See The hubris of calendrical calculations. And Calendrical Calculations, Part 2.

"Here are the exact words from the client when I suggested using the "official calendar": I’m aware of other systems having tables for Holidays but I don’t know that we can piggy back off any of them (not aware they are publicly available). Besides, I’d rather we have better control over our own destiny than relying on someone else. As far as Month End is concerned, we have unique needs that only system x might operate in a similar fashion but that too is user entered"

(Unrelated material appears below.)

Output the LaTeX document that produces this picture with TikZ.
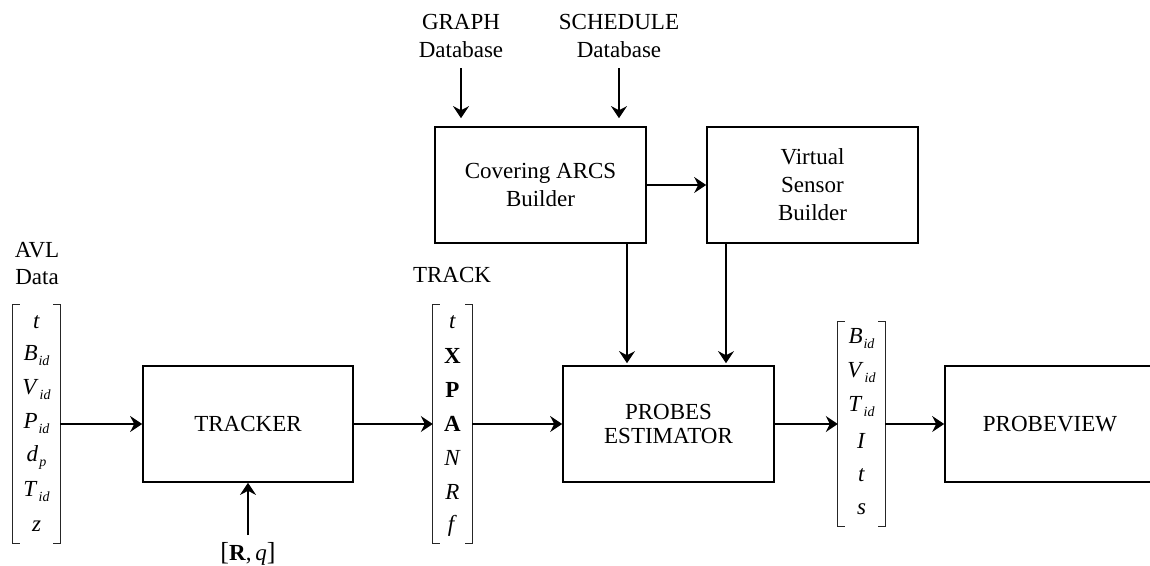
\documentclass[tikz,border=0pt]{standalone}
\usepackage{fontspec}
\setmainfont{Liberation Serif}
\usetikzlibrary{arrows.meta}
\newcommand{\vsb}[2]{\textit{#1}\hspace{1pt}\raisebox{-5pt}{\fontsize{14}{14}\selectfont\textit{#2}}}
\begin{document}
\begin{tikzpicture}[x=1pt,y=-1pt,
  box/.style={draw, line width=1.7pt, inner sep=0pt, align=center, minimum width=210, minimum height=116, font=\fontsize{23}{28}\selectfont},
  arr/.style={line width=1.5pt, -{Stealth[length=12pt,width=16pt,inset=4pt]}},
  lbl/.style={align=center, inner sep=0pt, font=\fontsize{23}{27}\selectfont},
  ent/.style={inner sep=0pt, font=\fontsize{23}{23}\selectfont},
  brk/.style={line width=1pt, black!85},
  vec/.style={inner sep=0pt}
]
\useasboundingbox (0,0) rectangle (1150,565);

% boxes
\node[box] (tracker) at (248,424) {TRACKER};
\node[box, minimum width=211, font=\fontsize{23}{24}\selectfont] (probes) at (668.5,424) {PROBES\\ESTIMATOR};
\node[box] (probeview) at (1050,424) {PROBEVIEW};
\node[box, minimum width=211] (cov) at (540.5,185) {Covering ARCS\\Builder};
\node[box, minimum width=211] (virt) at (812.5,185) {Virtual\\Sensor\\Builder};

% vectors
\node[vec, minimum width=47, minimum height=238] (avl) at (36.5,424) {};
\node[vec, minimum width=39, minimum height=238] (track) at (452.5,424) {};
\node[vec, minimum width=47, minimum height=204] (out) at (861.5,424) {};
\foreach \v in {avl,track,out}{
  \draw[brk] ([xshift=7]\v.north west) -- (\v.north west) -- (\v.south west) -- ([xshift=7]\v.south west);
  \draw[brk] ([xshift=-7]\v.north east) -- (\v.north east) -- (\v.south east) -- ([xshift=-7]\v.south east);
}
\foreach \t [count=\i from 0] in {\textit{t},\vsb{B}{id},\vsb{V}{id},\vsb{P}{id},\vsb{d}{p},\vsb{T}{id},\textit{z}}
  \node[ent] (avl-\i) at (36.5,322+34*\i) {\t};
\foreach \t [count=\i from 0] in {\textit{t},\textbf{X},\textbf{P},\textbf{A},\textit{N},\textit{R},\textit{f}}
  \node[ent] (track-\i) at (452.5,322+34*\i) {\t};
\foreach \t [count=\i from 0] in {\vsb{B}{id},\vsb{V}{id},\vsb{T}{id},\textit{I},\textit{t},\textit{s}}
  \node[ent] (out-\i) at (861.5,339+34*\i) {\t};

% labels
\node[lbl] (avllbl) at (37,264) {AVL\\Data};
\node[lbl] (tracklbl) at (452,275) {TRACK};
\node[lbl, font=\fontsize{23}{28}\selectfont] (graph) at (461,36) {GRAPH\\Database};
\node[lbl, font=\fontsize{23}{28}\selectfont] (sched) at (619,36) {SCHEDULE\\Database};
\node[lbl] (rq) at (248,554) {{\fontsize{26}{26}\selectfont[}\textbf{R},\,\textit{q}{\fontsize{26}{26}\selectfont]}};

% connectors
\coordinate (g1) at (461,68);
\coordinate (s1) at (619,68);
\coordinate (r1) at (248,535);
\draw[arr] (avl) -- (tracker);
\draw[arr] (tracker) -- (track);
\draw[arr] (track) -- (probes);
\draw[arr] (probes) -- (out);
\draw[arr] (out) -- (probeview);
\draw[arr] (cov) -- (virt);
\draw[arr, shorten >=8pt] (g1) -- (g1 |- cov.north);
\draw[arr, shorten >=8pt] (s1) -- (s1 |- cov.north);
\draw[arr] (r1) -- (tracker.south);
\draw[arr, shorten >=2pt] ([xshift=86.5]cov.south) -- ([xshift=86.5]cov.south |- probes.north);
\draw[arr, shorten >=2pt] ([xshift=-86.5]virt.south) -- ([xshift=-86.5]virt.south |- probes.north);
\end{tikzpicture}
\end{document}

This came up in a discussion of how to find the "first business day" of a month. Clearly, using the RDBMS calendar functions to find the first day of the month is completely wrong, since it doesn't account for legal holidays in any form. So, the approach suggested was to add tables and programming logic to -- essentially -- approximate the calendar information already available in the General Ledger.

The very idea of reuse was a non-starter. This response characterizes the impassible barrier to SOA: "I’d rather we have better control over our own destiny than relying on someone else".

Worse still is the idea that the "user-entered" business calendar (the one actually used by the business) isn't appropriate, and an algorithmic approximation -- in spite of the inevitable errors -- is somehow better. It's almost as if the official business calendar is not trustworthy because it is tweaked by accountants to get the number of business days and holidays to balance in each period.

The simple idea of reuse is lost in the politics of who controls who's fate. Does anyone else find this behavior fringing on the criminal?